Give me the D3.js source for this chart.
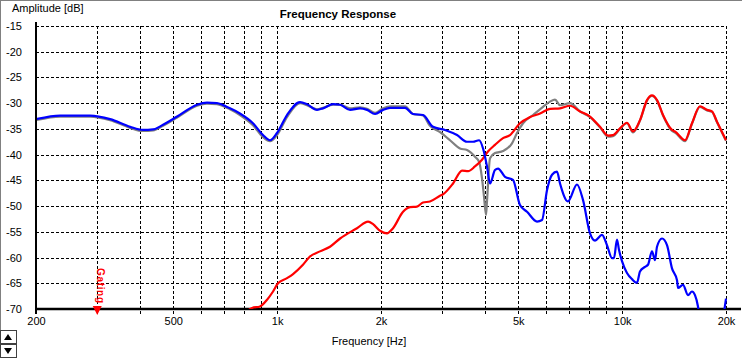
━━━━━━━━━━
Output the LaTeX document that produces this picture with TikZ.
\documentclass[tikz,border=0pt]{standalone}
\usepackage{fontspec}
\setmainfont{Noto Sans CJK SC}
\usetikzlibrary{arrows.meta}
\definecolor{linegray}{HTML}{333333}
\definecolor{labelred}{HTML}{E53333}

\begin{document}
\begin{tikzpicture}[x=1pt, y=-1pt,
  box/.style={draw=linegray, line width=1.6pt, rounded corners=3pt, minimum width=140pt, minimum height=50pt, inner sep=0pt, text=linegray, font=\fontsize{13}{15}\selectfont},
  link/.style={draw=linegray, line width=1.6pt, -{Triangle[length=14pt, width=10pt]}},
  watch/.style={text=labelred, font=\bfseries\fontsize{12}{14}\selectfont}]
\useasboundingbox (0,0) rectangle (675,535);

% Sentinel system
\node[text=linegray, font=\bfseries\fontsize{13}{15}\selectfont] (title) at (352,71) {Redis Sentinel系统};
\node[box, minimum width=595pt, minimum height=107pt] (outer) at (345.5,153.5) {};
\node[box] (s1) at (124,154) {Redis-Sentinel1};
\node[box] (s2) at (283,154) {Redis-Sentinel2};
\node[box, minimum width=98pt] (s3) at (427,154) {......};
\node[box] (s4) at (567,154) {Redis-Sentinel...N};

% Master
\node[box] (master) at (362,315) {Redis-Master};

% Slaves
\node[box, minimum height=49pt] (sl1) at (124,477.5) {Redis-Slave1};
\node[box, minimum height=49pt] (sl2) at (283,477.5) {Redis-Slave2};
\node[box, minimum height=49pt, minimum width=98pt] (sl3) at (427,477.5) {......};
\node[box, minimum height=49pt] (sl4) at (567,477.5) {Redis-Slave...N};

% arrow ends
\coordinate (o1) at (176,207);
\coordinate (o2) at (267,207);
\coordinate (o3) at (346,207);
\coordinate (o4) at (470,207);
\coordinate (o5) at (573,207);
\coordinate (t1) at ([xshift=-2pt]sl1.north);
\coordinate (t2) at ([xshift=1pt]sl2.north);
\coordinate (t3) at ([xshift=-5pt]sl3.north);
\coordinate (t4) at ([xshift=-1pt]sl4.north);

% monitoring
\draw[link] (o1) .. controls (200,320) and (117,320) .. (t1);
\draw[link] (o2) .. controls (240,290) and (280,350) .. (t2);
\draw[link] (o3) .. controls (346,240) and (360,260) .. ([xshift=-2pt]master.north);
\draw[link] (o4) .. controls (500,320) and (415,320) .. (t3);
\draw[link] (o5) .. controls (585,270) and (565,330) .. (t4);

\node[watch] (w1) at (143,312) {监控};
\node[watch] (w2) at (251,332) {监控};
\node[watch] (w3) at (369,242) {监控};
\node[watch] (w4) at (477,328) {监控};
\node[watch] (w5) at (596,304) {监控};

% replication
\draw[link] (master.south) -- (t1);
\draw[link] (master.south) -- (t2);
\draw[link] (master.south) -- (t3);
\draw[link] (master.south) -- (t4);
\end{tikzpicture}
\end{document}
━━━━━━━━━━
TASK DESCRIPTION: Working from the listing above, pick out every line that has "this" and copy it.

ANSWER:
Give me the D3.js source for this chart.
Output the LaTeX document that produces this picture with TikZ.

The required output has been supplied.